* **BRIEF**
Repeat each line of the material below exactly as it appears, minus any pictures.

========================================

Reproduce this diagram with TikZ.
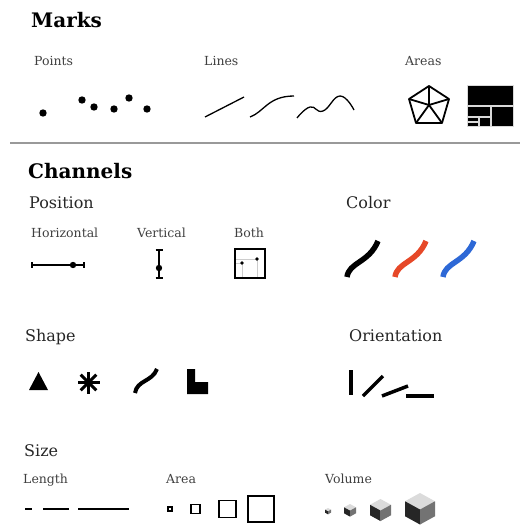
\documentclass[tikz,border=0pt]{standalone}
\usepackage{fontspec}
\setmainfont{DejaVu Serif}
\usetikzlibrary{positioning, calc}

\definecolor{rouge}{RGB}{230,72,40}
\definecolor{bleu}{RGB}{45,104,214}

% cube isométrique : sommet x, sommet y, demi-largeur
\newcommand{\isocube}[3]{%
  \pgfmathsetmacro{\ica}{#3}%
  \pgfmathsetmacro{\icb}{0.55*#3}%
  \pgfmathsetmacro{\icc}{1.1*#3}%
  \pgfmathsetmacro{\ich}{1.0*#3}%
  \fill[cubetop] (#1,#2) -- ++(\ica,\icb) -- ++(-\ica,\icb) -- ++(-\ica,-\icb) -- cycle;
  \fill[cubeleft] (#1,#2) ++(-\ica,\icb) -- ++(\ica,\icb) -- ++(0,\ich) -- ++(-\ica,-\icb) -- cycle;
  \fill[cuberight] (#1,#2) ++(0,\icc) -- ++(\ica,-\icb) -- ++(0,\ich) -- ++(-\ica,\icb) -- cycle;
}

\begin{document}
\begin{tikzpicture}[x=1pt, y=-1pt,
    titre/.style={anchor=base west, inner sep=0pt, font=\fontsize{20}{24}\selectfont\bfseries},
    soustitre/.style={anchor=base west, inner sep=0pt, font=\fontsize{16}{19}\selectfont, text=black!85},
    etiquette/.style={anchor=base west, inner sep=0pt, font=\fontsize{12.5}{15}\selectfont, text=black!75},
    trait/.style={line width=1.3pt},
    epais/.style={line width=3.5pt},
    courbe/.style={line width=5.5pt},
    cubetop/.style={fill=black!14},
    cubeleft/.style={fill=black!85},
    cuberight/.style={fill=black!55}
]
    \useasboundingbox (0,0) rectangle (520,525);

    % Titres
    \node[titre] (marks) at (31,27) {Marks};
    \node[titre] (channels) at (28,178) {Channels};
    \draw[black!40, line width=1.8pt] (10,143) -- (520,143);

    % Marks : points, lignes, aires
    \node[etiquette] (points) at (34,65) {Points};
    \node[etiquette] (lines) at (204,65) {Lines};
    \node[etiquette] (areas) at (405,65) {Areas};

    \foreach \x/\y in {43/113, 82/100, 94/107, 114/109, 129/98, 147/109}
        \fill (\x,\y) circle (3.7);

    \draw[trait] (205,117) -- (244,97);
    \draw[trait] (250,117) .. controls (264,112) and (268,96) .. (294,96);
    \draw[trait] plot[smooth, tension=0.8] coordinates {(297,118) (310,107) (323,111) (340,96) (354,110)};

    \draw[line width=1.8pt, line join=round] (429,86) -- (449,99) -- (442,123) -- (416,123) -- (409,99) -- cycle;
    \foreach \x/\y in {429/86, 449/99, 442/123, 416/123, 409/99}
        \draw[line width=1.8pt] (429,105) -- (\x,\y);

    \begin{scope}[draw=black!15, line width=1pt]
        \filldraw[fill=black] (467,85) rectangle (513,105);
        \filldraw[fill=black] (491,106) rectangle (513,126);
        \filldraw[fill=black] (467,106) rectangle (490,116);
        \filldraw[fill=black] (467,117) rectangle (478,121);
        \filldraw[fill=black] (467,122) rectangle (478,126);
        \filldraw[fill=black] (479,117) rectangle (490,126);
    \end{scope}

    % Position
    \node[soustitre] (position) at (29,208) {Position};
    \node[etiquette] (horizontal) at (31,237) {Horizontal};
    \node[etiquette] (vertical) at (137,237) {Vertical};
    \node[etiquette] (both) at (234,237) {Both};

    \draw[trait] (32,265) -- (84,265);
    \draw[trait] (32,262) -- (32,268) (84,262) -- (84,268);
    \fill (73,265) circle (3.2);

    \draw[trait] (159,250) -- (159,278);
    \draw[trait] (155.5,250) -- (162.5,250) (155.5,278) -- (162.5,278);
    \fill (159,268) circle (3.2);

    \draw[black!20, line width=0.8pt] (235,263) -- (242,263) -- (242,278);
    \draw[black!20, line width=0.8pt] (235,259) -- (257,259) -- (257,278);
    \draw[trait] (235,249) rectangle (265,278);
    \fill (242,263) circle (1.8) (257,259) circle (1.8);

    % Couleur
    \node[soustitre] (color) at (346,208) {Color};
    \foreach \dx/\col in {0/black, 48/rouge, 96/bleu}
        \draw[courbe, \col, xshift=\dx] (347,277) .. controls (349,262) and (369,263) .. (378,241);

    % Forme
    \node[soustitre] (shape) at (25,341) {Shape};
    \fill (29,390) -- (48,390) -- (38.5,372) -- cycle;
    \foreach \a in {0,45,90,135}
        \draw[line width=3pt] (88.5,382.5) ++(\a:11) -- ++(\a+180:22);
    \draw[line width=4pt] (135,393) .. controls (137,380) and (152,382) .. (157,369);
    \fill (187,369) -- (195,369) -- (195,382) -- (208,382) -- (208,394) -- (187,394) -- cycle;

    % Orientation
    \node[soustitre] (orientation) at (349,341) {Orientation};
    \draw[epais] (351,370) -- (351,395);
    \draw[epais] (363,396) -- (383,376);
    \draw[epais] (382,396) -- (408,386);
    \draw[epais] (406,396) -- (434,396);

    % Taille
    \node[soustitre] (size) at (24,456) {Size};
    \node[etiquette] (length) at (23,483) {Length};
    \node[etiquette] (area) at (166,483) {Area};
    \node[etiquette] (volume) at (325,483) {Volume};

    \draw[line width=1.5pt] (25,509) -- (32,509) (43,509) -- (69,509) (78,509) -- (129,509);

    \foreach \c/\s in {170/4, 195.5/9, 227.5/17, 261/26}
        \draw[trait] ({\c-\s/2},{509-\s/2}) rectangle ++(\s,\s);

    \isocube{328}{508}{3}
    \isocube{350}{504}{6}
    \isocube{380.5}{499}{10.5}
    \isocube{420}{493}{15}
\end{tikzpicture}
\end{document}
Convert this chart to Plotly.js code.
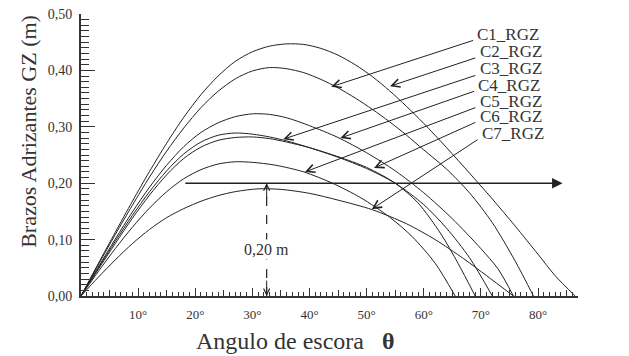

========================================

* **CORRECT RESPONSE**
Reproduce this diagram with TikZ.
\documentclass[tikz,border=0pt]{standalone}
\usepackage{fontspec}
\setmainfont{DejaVu Serif}
\usetikzlibrary{positioning, calc}

\definecolor{rouge}{RGB}{230,72,40}
\definecolor{bleu}{RGB}{45,104,214}

% cube isométrique : sommet x, sommet y, demi-largeur
\newcommand{\isocube}[3]{%
  \pgfmathsetmacro{\ica}{#3}%
  \pgfmathsetmacro{\icb}{0.55*#3}%
  \pgfmathsetmacro{\icc}{1.1*#3}%
  \pgfmathsetmacro{\ich}{1.0*#3}%
  \fill[cubetop] (#1,#2) -- ++(\ica,\icb) -- ++(-\ica,\icb) -- ++(-\ica,-\icb) -- cycle;
  \fill[cubeleft] (#1,#2) ++(-\ica,\icb) -- ++(\ica,\icb) -- ++(0,\ich) -- ++(-\ica,-\icb) -- cycle;
  \fill[cuberight] (#1,#2) ++(0,\icc) -- ++(\ica,-\icb) -- ++(0,\ich) -- ++(-\ica,\icb) -- cycle;
}

\begin{document}
\begin{tikzpicture}[x=1pt, y=-1pt,
    titre/.style={anchor=base west, inner sep=0pt, font=\fontsize{20}{24}\selectfont\bfseries},
    soustitre/.style={anchor=base west, inner sep=0pt, font=\fontsize{16}{19}\selectfont, text=black!85},
    etiquette/.style={anchor=base west, inner sep=0pt, font=\fontsize{12.5}{15}\selectfont, text=black!75},
    trait/.style={line width=1.3pt},
    epais/.style={line width=3.5pt},
    courbe/.style={line width=5.5pt},
    cubetop/.style={fill=black!14},
    cubeleft/.style={fill=black!85},
    cuberight/.style={fill=black!55}
]
    \useasboundingbox (0,0) rectangle (520,525);

    % Titres
    \node[titre] (marks) at (31,27) {Marks};
    \node[titre] (channels) at (28,178) {Channels};
    \draw[black!40, line width=1.8pt] (10,143) -- (520,143);

    % Marks : points, lignes, aires
    \node[etiquette] (points) at (34,65) {Points};
    \node[etiquette] (lines) at (204,65) {Lines};
    \node[etiquette] (areas) at (405,65) {Areas};

    \foreach \x/\y in {43/113, 82/100, 94/107, 114/109, 129/98, 147/109}
        \fill (\x,\y) circle (3.7);

    \draw[trait] (205,117) -- (244,97);
    \draw[trait] (250,117) .. controls (264,112) and (268,96) .. (294,96);
    \draw[trait] plot[smooth, tension=0.8] coordinates {(297,118) (310,107) (323,111) (340,96) (354,110)};

    \draw[line width=1.8pt, line join=round] (429,86) -- (449,99) -- (442,123) -- (416,123) -- (409,99) -- cycle;
    \foreach \x/\y in {429/86, 449/99, 442/123, 416/123, 409/99}
        \draw[line width=1.8pt] (429,105) -- (\x,\y);

    \begin{scope}[draw=black!15, line width=1pt]
        \filldraw[fill=black] (467,85) rectangle (513,105);
        \filldraw[fill=black] (491,106) rectangle (513,126);
        \filldraw[fill=black] (467,106) rectangle (490,116);
        \filldraw[fill=black] (467,117) rectangle (478,121);
        \filldraw[fill=black] (467,122) rectangle (478,126);
        \filldraw[fill=black] (479,117) rectangle (490,126);
    \end{scope}

    % Position
    \node[soustitre] (position) at (29,208) {Position};
    \node[etiquette] (horizontal) at (31,237) {Horizontal};
    \node[etiquette] (vertical) at (137,237) {Vertical};
    \node[etiquette] (both) at (234,237) {Both};

    \draw[trait] (32,265) -- (84,265);
    \draw[trait] (32,262) -- (32,268) (84,262) -- (84,268);
    \fill (73,265) circle (3.2);

    \draw[trait] (159,250) -- (159,278);
    \draw[trait] (155.5,250) -- (162.5,250) (155.5,278) -- (162.5,278);
    \fill (159,268) circle (3.2);

    \draw[black!20, line width=0.8pt] (235,263) -- (242,263) -- (242,278);
    \draw[black!20, line width=0.8pt] (235,259) -- (257,259) -- (257,278);
    \draw[trait] (235,249) rectangle (265,278);
    \fill (242,263) circle (1.8) (257,259) circle (1.8);

    % Couleur
    \node[soustitre] (color) at (346,208) {Color};
    \foreach \dx/\col in {0/black, 48/rouge, 96/bleu}
        \draw[courbe, \col, xshift=\dx] (347,277) .. controls (349,262) and (369,263) .. (378,241);

    % Forme
    \node[soustitre] (shape) at (25,341) {Shape};
    \fill (29,390) -- (48,390) -- (38.5,372) -- cycle;
    \foreach \a in {0,45,90,135}
        \draw[line width=3pt] (88.5,382.5) ++(\a:11) -- ++(\a+180:22);
    \draw[line width=4pt] (135,393) .. controls (137,380) and (152,382) .. (157,369);
    \fill (187,369) -- (195,369) -- (195,382) -- (208,382) -- (208,394) -- (187,394) -- cycle;

    % Orientation
    \node[soustitre] (orientation) at (349,341) {Orientation};
    \draw[epais] (351,370) -- (351,395);
    \draw[epais] (363,396) -- (383,376);
    \draw[epais] (382,396) -- (408,386);
    \draw[epais] (406,396) -- (434,396);

    % Taille
    \node[soustitre] (size) at (24,456) {Size};
    \node[etiquette] (length) at (23,483) {Length};
    \node[etiquette] (area) at (166,483) {Area};
    \node[etiquette] (volume) at (325,483) {Volume};

    \draw[line width=1.5pt] (25,509) -- (32,509) (43,509) -- (69,509) (78,509) -- (129,509);

    \foreach \c/\s in {170/4, 195.5/9, 227.5/17, 261/26}
        \draw[trait] ({\c-\s/2},{509-\s/2}) rectangle ++(\s,\s);

    \isocube{328}{508}{3}
    \isocube{350}{504}{6}
    \isocube{380.5}{499}{10.5}
    \isocube{420}{493}{15}
\end{tikzpicture}
\end{document}
Convert this chart to Plotly.js code.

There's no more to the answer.